[Data segment]
......
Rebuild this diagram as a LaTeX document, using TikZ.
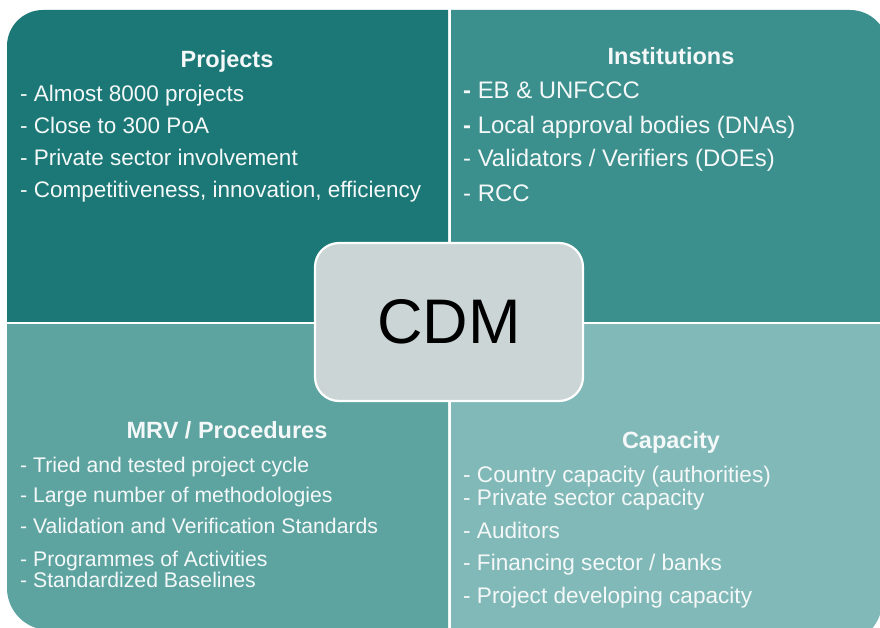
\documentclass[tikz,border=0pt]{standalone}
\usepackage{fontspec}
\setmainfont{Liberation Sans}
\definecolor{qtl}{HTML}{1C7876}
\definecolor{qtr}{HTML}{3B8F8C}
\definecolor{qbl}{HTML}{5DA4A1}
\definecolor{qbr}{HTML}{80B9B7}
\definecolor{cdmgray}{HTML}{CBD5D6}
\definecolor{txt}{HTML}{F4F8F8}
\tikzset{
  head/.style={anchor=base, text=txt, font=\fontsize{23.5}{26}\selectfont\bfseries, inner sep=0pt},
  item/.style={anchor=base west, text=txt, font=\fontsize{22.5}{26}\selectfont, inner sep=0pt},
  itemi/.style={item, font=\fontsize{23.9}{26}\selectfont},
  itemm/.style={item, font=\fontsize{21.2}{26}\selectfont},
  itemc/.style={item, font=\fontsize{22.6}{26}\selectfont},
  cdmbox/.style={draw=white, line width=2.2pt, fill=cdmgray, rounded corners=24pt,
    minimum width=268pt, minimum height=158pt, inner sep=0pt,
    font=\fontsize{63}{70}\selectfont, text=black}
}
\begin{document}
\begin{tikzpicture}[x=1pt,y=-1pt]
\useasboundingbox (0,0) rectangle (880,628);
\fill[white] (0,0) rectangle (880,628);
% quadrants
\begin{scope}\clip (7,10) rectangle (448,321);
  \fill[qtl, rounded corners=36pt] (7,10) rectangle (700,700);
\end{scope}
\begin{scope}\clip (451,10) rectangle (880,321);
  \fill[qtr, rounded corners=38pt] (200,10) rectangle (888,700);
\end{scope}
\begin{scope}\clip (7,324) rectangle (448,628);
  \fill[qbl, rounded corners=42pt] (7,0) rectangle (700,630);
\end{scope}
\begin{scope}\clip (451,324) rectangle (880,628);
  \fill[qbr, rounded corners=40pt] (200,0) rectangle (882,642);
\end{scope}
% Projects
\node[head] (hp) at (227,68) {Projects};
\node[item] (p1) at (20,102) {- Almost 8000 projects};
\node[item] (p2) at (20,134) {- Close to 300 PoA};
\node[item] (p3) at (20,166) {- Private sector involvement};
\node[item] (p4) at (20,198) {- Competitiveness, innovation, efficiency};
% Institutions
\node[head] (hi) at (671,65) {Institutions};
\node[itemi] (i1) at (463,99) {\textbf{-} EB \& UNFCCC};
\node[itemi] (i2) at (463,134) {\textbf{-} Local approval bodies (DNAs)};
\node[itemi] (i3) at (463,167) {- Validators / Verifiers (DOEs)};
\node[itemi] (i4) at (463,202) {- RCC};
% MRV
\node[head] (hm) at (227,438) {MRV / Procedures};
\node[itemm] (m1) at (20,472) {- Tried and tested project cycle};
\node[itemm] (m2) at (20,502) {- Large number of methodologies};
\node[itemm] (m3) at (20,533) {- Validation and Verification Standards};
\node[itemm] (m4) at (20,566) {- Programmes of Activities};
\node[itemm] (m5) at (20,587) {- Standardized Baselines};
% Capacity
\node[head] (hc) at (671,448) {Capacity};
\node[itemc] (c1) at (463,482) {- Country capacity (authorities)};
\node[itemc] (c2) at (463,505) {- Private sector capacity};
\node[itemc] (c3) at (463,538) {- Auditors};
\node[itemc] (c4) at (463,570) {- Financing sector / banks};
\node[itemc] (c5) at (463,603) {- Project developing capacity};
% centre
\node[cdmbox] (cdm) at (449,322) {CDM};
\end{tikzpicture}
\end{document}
......
[Task to carry out] Using the material above, set down every line exactly, but skip the pictures.

[Expected answer]
Rebuild this diagram as a LaTeX document, using TikZ.
\documentclass[tikz,border=0pt]{standalone}
\usepackage{fontspec}
\setmainfont{Liberation Sans}
\definecolor{qtl}{HTML}{1C7876}
\definecolor{qtr}{HTML}{3B8F8C}
\definecolor{qbl}{HTML}{5DA4A1}
\definecolor{qbr}{HTML}{80B9B7}
\definecolor{cdmgray}{HTML}{CBD5D6}
\definecolor{txt}{HTML}{F4F8F8}
\tikzset{
  head/.style={anchor=base, text=txt, font=\fontsize{23.5}{26}\selectfont\bfseries, inner sep=0pt},
  item/.style={anchor=base west, text=txt, font=\fontsize{22.5}{26}\selectfont, inner sep=0pt},
  itemi/.style={item, font=\fontsize{23.9}{26}\selectfont},
  itemm/.style={item, font=\fontsize{21.2}{26}\selectfont},
  itemc/.style={item, font=\fontsize{22.6}{26}\selectfont},
  cdmbox/.style={draw=white, line width=2.2pt, fill=cdmgray, rounded corners=24pt,
    minimum width=268pt, minimum height=158pt, inner sep=0pt,
    font=\fontsize{63}{70}\selectfont, text=black}
}
\begin{document}
\begin{tikzpicture}[x=1pt,y=-1pt]
\useasboundingbox (0,0) rectangle (880,628);
\fill[white] (0,0) rectangle (880,628);
% quadrants
\begin{scope}\clip (7,10) rectangle (448,321);
  \fill[qtl, rounded corners=36pt] (7,10) rectangle (700,700);
\end{scope}
\begin{scope}\clip (451,10) rectangle (880,321);
  \fill[qtr, rounded corners=38pt] (200,10) rectangle (888,700);
\end{scope}
\begin{scope}\clip (7,324) rectangle (448,628);
  \fill[qbl, rounded corners=42pt] (7,0) rectangle (700,630);
\end{scope}
\begin{scope}\clip (451,324) rectangle (880,628);
  \fill[qbr, rounded corners=40pt] (200,0) rectangle (882,642);
\end{scope}
% Projects
\node[head] (hp) at (227,68) {Projects};
\node[item] (p1) at (20,102) {- Almost 8000 projects};
\node[item] (p2) at (20,134) {- Close to 300 PoA};
\node[item] (p3) at (20,166) {- Private sector involvement};
\node[item] (p4) at (20,198) {- Competitiveness, innovation, efficiency};
% Institutions
\node[head] (hi) at (671,65) {Institutions};
\node[itemi] (i1) at (463,99) {\textbf{-} EB \& UNFCCC};
\node[itemi] (i2) at (463,134) {\textbf{-} Local approval bodies (DNAs)};
\node[itemi] (i3) at (463,167) {- Validators / Verifiers (DOEs)};
\node[itemi] (i4) at (463,202) {- RCC};
% MRV
\node[head] (hm) at (227,438) {MRV / Procedures};
\node[itemm] (m1) at (20,472) {- Tried and tested project cycle};
\node[itemm] (m2) at (20,502) {- Large number of methodologies};
\node[itemm] (m3) at (20,533) {- Validation and Verification Standards};
\node[itemm] (m4) at (20,566) {- Programmes of Activities};
\node[itemm] (m5) at (20,587) {- Standardized Baselines};
% Capacity
\node[head] (hc) at (671,448) {Capacity};
\node[itemc] (c1) at (463,482) {- Country capacity (authorities)};
\node[itemc] (c2) at (463,505) {- Private sector capacity};
\node[itemc] (c3) at (463,538) {- Auditors};
\node[itemc] (c4) at (463,570) {- Financing sector / banks};
\node[itemc] (c5) at (463,603) {- Project developing capacity};
% centre
\node[cdmbox] (cdm) at (449,322) {CDM};
\end{tikzpicture}
\end{document}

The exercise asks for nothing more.